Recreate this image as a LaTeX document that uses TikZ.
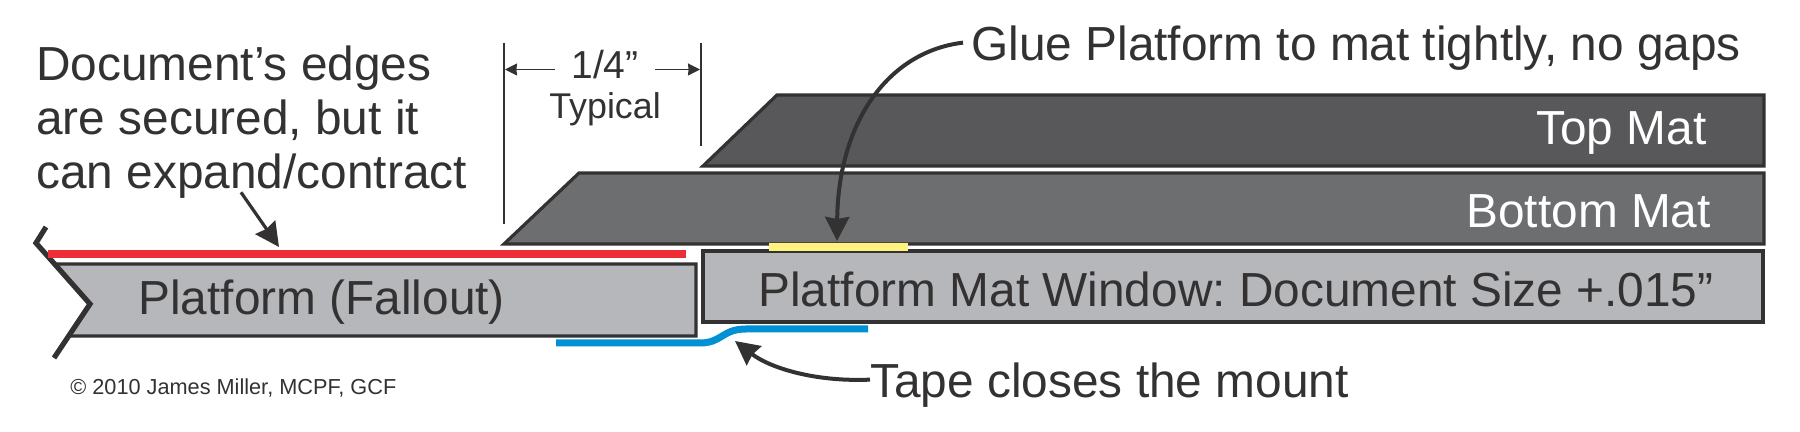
\documentclass[tikz,border=0pt]{standalone}
\usepackage{fontspec}
\setmainfont{Liberation Sans}
\frenchspacing
\usetikzlibrary{positioning,calc,arrows.meta}
\definecolor{inkdark}{HTML}{333132}
\definecolor{topmat}{HTML}{58585A}
\definecolor{botmat}{HTML}{6D6E70}
\definecolor{board}{HTML}{B6B7BA}
\definecolor{hingered}{HTML}{EE2E36}
\definecolor{gluey}{HTML}{FFF27F}
\definecolor{tapeb}{HTML}{0090D4}
\tikzstyle{big} = [inner sep=0pt,anchor=base west,text=inkdark,font=\fontsize{23.9}{28}\selectfont]
\tikzstyle{biglight} = [big,text=white]
\tikzstyle{mat} = [draw=inkdark,line width=1.6pt,line join=miter]
\tikzstyle{strip} = [line width=4pt]
\tikzstyle{dimline} = [draw=inkdark,line width=0.9pt]
\tikzstyle{dimto} = [-{Stealth[length=6pt,width=6pt,inset=0.3pt]},draw=inkdark,line width=0.8pt]
\tikzstyle{to} = [-{Stealth[length=12pt,width=12pt,inset=1pt]},draw=inkdark,line width=2pt]
\begin{document}
\begin{tikzpicture}[x=0.5pt,y=-0.5pt]
		\useasboundingbox (0,0) rectangle (1800,432);

		% mats and the two boards
		\draw[mat,fill=topmat] (703,166) -- (777,95) -- (1764,95) -- (1764,166) -- cycle;
		\draw[mat,fill=botmat] (504,244) -- (579,173) -- (1764,173) -- (1764,244) -- cycle;
		\draw[mat,fill=board] (703,251) rectangle (1763,322);
		\draw[mat,fill=board] (55,264) -- (696,264) -- (696,336) -- (69,336) -- (90,304) -- cycle;
		\draw[draw=inkdark,line width=2.6pt] (46,227) -- (36,243) -- (90,304) -- (54,358);

		% hinge, glue and tape
		\coordinate (redL) at (48,254);
		\coordinate (redR) at (686,254);
		\coordinate (glueL) at (769,247.5);
		\coordinate (glueR) at (908,247.5);
		\draw[strip,hingered] (redL) -- (redR);
		\draw[strip,gluey] (glueL) -- (glueR);
		\draw[line width=3.5pt,tapeb] (556,343) -- (700,343) .. controls (722,343) and (722,329) .. (746,329) -- (868,329);

		% 1/4 dimension
		\coordinate (dimL) at (504,43);
		\coordinate (dimLb) at (504,224);
		\coordinate (dimR) at (701,43);
		\coordinate (dimRb) at (701,146);
		\coordinate (tipL) at (505,69.5);
		\coordinate (tipR) at (700,69.5);
		\draw[dimline] (dimL) -- (dimLb);
		\draw[dimline] (dimR) -- (dimRb);
		\node (quarter) [big,anchor=base,inner xsep=8pt,font=\fontsize{19.5}{22}\selectfont] at (605,79) {1/4”};
		\node (typical) [big,anchor=base,font=\fontsize{17.9}{20}\selectfont] at (605,119) {Typical};
		\draw[dimto] (quarter.west |- tipL) -- (tipL);
		\draw[dimto] (quarter.east |- tipR) -- (tipR);

		% labels
		\node (note1) [big] at (36,81) {Document’s edges};
		\node (note2) [big] at (36,135) {are secured, but it};
		\node (note3) [big] at (36,189) {can expand/contract};
		\node (platform) [big] at (138,315) {Platform (Fallout)};
		\node (window) [big] at (758,307) {Platform Mat Window: Document Size +.015”};
		\node (top) [biglight] at (1536,145) {Top Mat};
		\node (bottom) [biglight] at (1466,228) {Bottom Mat};
		\node (glue) [big,inner xsep=4pt] at (963,61) {Glue Platform to mat tightly, no gaps};
		\node (tape) [big] at (870,398) {Tape closes the mount};
		\node (copy) [big,font=\fontsize{10.85}{13}\selectfont] at (70,395) {© 2010 James Miller, MCPF, GCF};

		% call-outs
		\coordinate (redtip) at (279,247);
		\coordinate (gluetip) at (837,241);
		\coordinate (tapetip) at (735,341);
		\draw[to,line width=1.6pt] ($(note3.south west)+(205,-7)$) -- (redtip);
		\draw[to] ([yshift=3pt]glue.west) .. controls (886,52) and (838,125) .. (gluetip);
		\draw[to] ([yshift=3pt]tape.west) .. controls (815,382) and (770,368) .. (tapetip);
\end{tikzpicture}
\end{document}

****************************************

### Given problem
Set the pictures aside and transcribe the data above exactly.

### Written response
Recreate this image as a LaTeX document that uses TikZ.
\documentclass[tikz,border=0pt]{standalone}
\usepackage{fontspec}
\setmainfont{Liberation Sans}
\frenchspacing
\usetikzlibrary{positioning,calc,arrows.meta}
\definecolor{inkdark}{HTML}{333132}
\definecolor{topmat}{HTML}{58585A}
\definecolor{botmat}{HTML}{6D6E70}
\definecolor{board}{HTML}{B6B7BA}
\definecolor{hingered}{HTML}{EE2E36}
\definecolor{gluey}{HTML}{FFF27F}
\definecolor{tapeb}{HTML}{0090D4}
\tikzstyle{big} = [inner sep=0pt,anchor=base west,text=inkdark,font=\fontsize{23.9}{28}\selectfont]
\tikzstyle{biglight} = [big,text=white]
\tikzstyle{mat} = [draw=inkdark,line width=1.6pt,line join=miter]
\tikzstyle{strip} = [line width=4pt]
\tikzstyle{dimline} = [draw=inkdark,line width=0.9pt]
\tikzstyle{dimto} = [-{Stealth[length=6pt,width=6pt,inset=0.3pt]},draw=inkdark,line width=0.8pt]
\tikzstyle{to} = [-{Stealth[length=12pt,width=12pt,inset=1pt]},draw=inkdark,line width=2pt]
\begin{document}
\begin{tikzpicture}[x=0.5pt,y=-0.5pt]
		\useasboundingbox (0,0) rectangle (1800,432);

		% mats and the two boards
		\draw[mat,fill=topmat] (703,166) -- (777,95) -- (1764,95) -- (1764,166) -- cycle;
		\draw[mat,fill=botmat] (504,244) -- (579,173) -- (1764,173) -- (1764,244) -- cycle;
		\draw[mat,fill=board] (703,251) rectangle (1763,322);
		\draw[mat,fill=board] (55,264) -- (696,264) -- (696,336) -- (69,336) -- (90,304) -- cycle;
		\draw[draw=inkdark,line width=2.6pt] (46,227) -- (36,243) -- (90,304) -- (54,358);

		% hinge, glue and tape
		\coordinate (redL) at (48,254);
		\coordinate (redR) at (686,254);
		\coordinate (glueL) at (769,247.5);
		\coordinate (glueR) at (908,247.5);
		\draw[strip,hingered] (redL) -- (redR);
		\draw[strip,gluey] (glueL) -- (glueR);
		\draw[line width=3.5pt,tapeb] (556,343) -- (700,343) .. controls (722,343) and (722,329) .. (746,329) -- (868,329);

		% 1/4 dimension
		\coordinate (dimL) at (504,43);
		\coordinate (dimLb) at (504,224);
		\coordinate (dimR) at (701,43);
		\coordinate (dimRb) at (701,146);
		\coordinate (tipL) at (505,69.5);
		\coordinate (tipR) at (700,69.5);
		\draw[dimline] (dimL) -- (dimLb);
		\draw[dimline] (dimR) -- (dimRb);
		\node (quarter) [big,anchor=base,inner xsep=8pt,font=\fontsize{19.5}{22}\selectfont] at (605,79) {1/4”};
		\node (typical) [big,anchor=base,font=\fontsize{17.9}{20}\selectfont] at (605,119) {Typical};
		\draw[dimto] (quarter.west |- tipL) -- (tipL);
		\draw[dimto] (quarter.east |- tipR) -- (tipR);

		% labels
		\node (note1) [big] at (36,81) {Document’s edges};
		\node (note2) [big] at (36,135) {are secured, but it};
		\node (note3) [big] at (36,189) {can expand/contract};
		\node (platform) [big] at (138,315) {Platform (Fallout)};
		\node (window) [big] at (758,307) {Platform Mat Window: Document Size +.015”};
		\node (top) [biglight] at (1536,145) {Top Mat};
		\node (bottom) [biglight] at (1466,228) {Bottom Mat};
		\node (glue) [big,inner xsep=4pt] at (963,61) {Glue Platform to mat tightly, no gaps};
		\node (tape) [big] at (870,398) {Tape closes the mount};
		\node (copy) [big,font=\fontsize{10.85}{13}\selectfont] at (70,395) {© 2010 James Miller, MCPF, GCF};

		% call-outs
		\coordinate (redtip) at (279,247);
		\coordinate (gluetip) at (837,241);
		\coordinate (tapetip) at (735,341);
		\draw[to,line width=1.6pt] ($(note3.south west)+(205,-7)$) -- (redtip);
		\draw[to] ([yshift=3pt]glue.west) .. controls (886,52) and (838,125) .. (gluetip);
		\draw[to] ([yshift=3pt]tape.west) .. controls (815,382) and (770,368) .. (tapetip);
\end{tikzpicture}
\end{document}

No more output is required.